WASHINGTON (CN) – Flanked by former Fox News anchor Gretchen Carlson and others forced into arbitration clauses with large companies, congressional Democrats reintroduced a package of legislation Tuesday that would cut back on the use of the controversial practice.

Along with Carlson, who said arbitration clauses like the one in her contract with Fox News "silence" women who are victims of sexual harassment in the workplace, two other people unable to pursue claims against companies because of forced arbitration clauses in their agreements detailed their stories and called on Congress to take up their cause.

"The arbitration process often argued to be quicker and cheaper for employees instead silences millions of other survivors who may have come forward if they knew they weren't alone," said Carlson, who left Fox last June after claiming former network head Roger Ailes sexually harassed her and other women throughout her time at the company.

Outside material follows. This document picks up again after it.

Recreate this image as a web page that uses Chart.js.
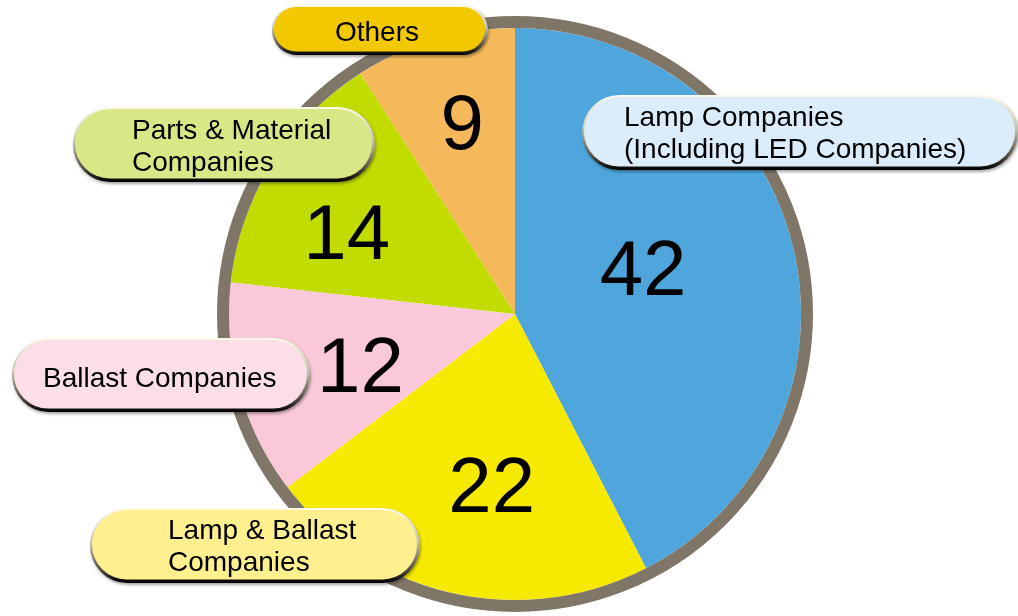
<!DOCTYPE html>
<html>
<head>
<meta charset="utf-8">
<script src="https://cdn.jsdelivr.net/npm/chart.js@4/dist/chart.umd.min.js"></script>
<style>
  html, body { margin: 0; padding: 0; background: #ffffff; }
  #wrap { width: 1018px; height: 616px; position: relative; }
</style>
</head>
<body>
<div id="wrap"><canvas id="c" width="1018" height="616"></canvas></div>
<script>
// ---- data ----
const categories = [
  ["Lamp Companies", "(Including LED Companies)"],
  ["Lamp & Ballast", "Companies"],
  ["Ballast Companies"],
  ["Parts & Material", "Companies"],
  ["Others"]
];
const values = [42, 22, 12, 14, 9];

// ---- styles ----
const sliceColors = ["#4ea6dc", "#f6ea00", "#f9c9d9", "#c2dc00", "#f5b95b"];
const pillColors  = ["#dbedfb", "#fff08f", "#fbdee7", "#d8e886", "#f2c800"];
const ringColor = "#807668";
const FONT = '"Liberation Sans", Arial, Helvetica, sans-serif';

// label box layout (annotation boxes)
const pillBoxes = [
  { x: 582, y: 95,  w: 436, h: 75, tx: 624, ty: 126, align: "left" },
  { x: 90,  y: 508, w: 330, h: 75, tx: 168, ty: 539, align: "left" },
  { x: 12,  y: 338, w: 298, h: 74, tx: 43,  ty: 387, align: "left" },
  { x: 73,  y: 107, w: 302, h: 75, tx: 132, ty: 139, align: "left" },
  { x: 272, y: 5,   w: 216, h: 50, tx: 377, ty: 41,  align: "center" }
];
// number label placement relative to slice mid-angle
const numAngleOffsetDeg = [-6, -5, -3, -6, 1];
const numDist = [136, 173, 163, 187, 199];
const numYShift = 5;

function pillPath(ctx, x, y, w, h) {
  const r = h / 2;
  ctx.beginPath();
  ctx.moveTo(x + r, y);
  ctx.lineTo(x + w - r, y);
  ctx.arc(x + w - r, y + r, r, -Math.PI / 2, Math.PI / 2);
  ctx.lineTo(x + r, y + h);
  ctx.arc(x + r, y + r, r, Math.PI / 2, Math.PI * 1.5);
  ctx.closePath();
}

function drawPill(ctx, b, fill) {
  ctx.save();
  pillPath(ctx, b.x, b.y, b.w, b.h);
  const g = ctx.createLinearGradient(0, b.y, 0, b.y + b.h);
  g.addColorStop(0, "#fffbea");
  g.addColorStop(0.45, "#c8c2b0");
  g.addColorStop(0.8, "#5a5248");
  g.addColorStop(1, "#000000");
  ctx.shadowColor = "rgba(0,0,0,0.35)";
  ctx.shadowBlur = 3;
  ctx.shadowOffsetX = 1;
  ctx.shadowOffsetY = 2;
  ctx.fillStyle = g;
  ctx.fill();
  ctx.restore();
  ctx.save();
  pillPath(ctx, b.x + 2, b.y + 2, b.w - 5, b.h - 5.5);
  ctx.fillStyle = fill;
  ctx.fill();
  ctx.restore();
}

const overlayPlugin = {
  id: "overlay",
  afterDatasetsDraw(chart) {
    const ctx = chart.ctx;
    const meta = chart.getDatasetMeta(0);
    const arc0 = meta.data[0];
    const cx = arc0.x, cy = arc0.y, R = arc0.outerRadius;
    ctx.save();
    ctx.beginPath();
    ctx.arc(cx, cy, R + 6, 0, Math.PI * 2);
    ctx.lineWidth = 12;
    ctx.strokeStyle = ringColor;
    ctx.stroke();
    ctx.restore();
    ctx.save();
    ctx.fillStyle = "#000";
    ctx.font = "78px " + FONT;
    ctx.textAlign = "center";
    ctx.textBaseline = "middle";
    meta.data.forEach((a, i) => {
      const mid = (a.startAngle + a.endAngle) / 2 + numAngleOffsetDeg[i] * Math.PI / 180;
      const x = cx + numDist[i] * Math.cos(mid);
      const y = cy + numDist[i] * Math.sin(mid) + numYShift;
      ctx.fillText(String(values[i]), x, y);
    });
    ctx.restore();
  },
  afterDraw(chart) {
    const ctx = chart.ctx;
    categories.forEach((lines, i) => {
      const b = pillBoxes[i];
      drawPill(ctx, b, pillColors[i]);
      ctx.save();
      ctx.fillStyle = "#000";
      ctx.font = "28px " + FONT;
      ctx.textAlign = b.align;
      ctx.textBaseline = "alphabetic";
      lines.forEach((t, k) => ctx.fillText(t, b.tx, b.ty + k * 32));
      ctx.restore();
    });
  }
};

new Chart(document.getElementById("c"), {
  type: "pie",
  data: {
    labels: categories.map(l => l.join(" ")),
    datasets: [{
      data: values,
      backgroundColor: sliceColors,
      borderWidth: 0
    }]
  },
  options: {
    responsive: false,
    animation: false,
    rotation: 0,
    layout: { padding: { left: 229, right: 217, top: 28, bottom: 16 } },
    plugins: { legend: { display: false }, tooltip: { enabled: false } }
  },
  plugins: [overlayPlugin]
});
</script>
</body>
</html>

Kevin Zoiber detailed how a forced arbitration clause, which he signed as a condition of keeping his job with a government contractor, stopped him from pursuing a public trial against the company, which he says fired him shortly before his reservist unit was called to active duty.

Aaron Brodie, a victim of the Wells Fargo scheme of opening accounts in customers' name without their permission, told lawmakers that he attempted to join a class action suit against the bank only to have the company push them to arbitration based on a clause in another agreement he had signed or a separate account.

"The only way that we'll be able to achieve justice is through the courts," Brodie said at the press conference.

Led by Minnesota Sen. Al Franken, the key piece of legislation the Democrats introduced Tuesday is the Arbitration Fairness Act, which amends the Federal Arbitration Act to prevent companies from putting clauses in agreements in advance that require arbitration for "employment, consumer, antitrust and civil rights disputes.”

Such clauses force people - often employees or customers - to submit to arbitration if they have a disagreement with a company, sometimes without the person being aware of what they have signed or without any other option.

Franken and the other Democrats who introduced the legislation say the forced arbitration clauses are "a permission slip for corporations to opt out of the civil justice system.”

"From nursing home contracts and employment agreements to credit card and cellphone contracts, corporate America uses forced arbitration clauses to restrict Americans' access to justice by stripping consumers and workers of their constitutional right to have their claims heard in a public court of law," Franken said at a press conference Tuesday. "Instead they're forced into a private justice system that is inherently biased towards corporations."

Franken told Courthouse News he would "obviously" discuss forced arbitration with U.S. Supreme Court nominee Neil Gorsuch when the two meet Tuesday afternoon, and hoped to hear the judge say he is "open on this issue."

Franken introduced the same legislation during the last session of Congress, but the bill never made it out of the Senate Judiciary Committee. Still, Franken told reporters after the press conference that some Republicans, notably Senate Judiciary Committee Chairman Sen. Chuck Grassley, have "had a history of seeing this issue in the proper light."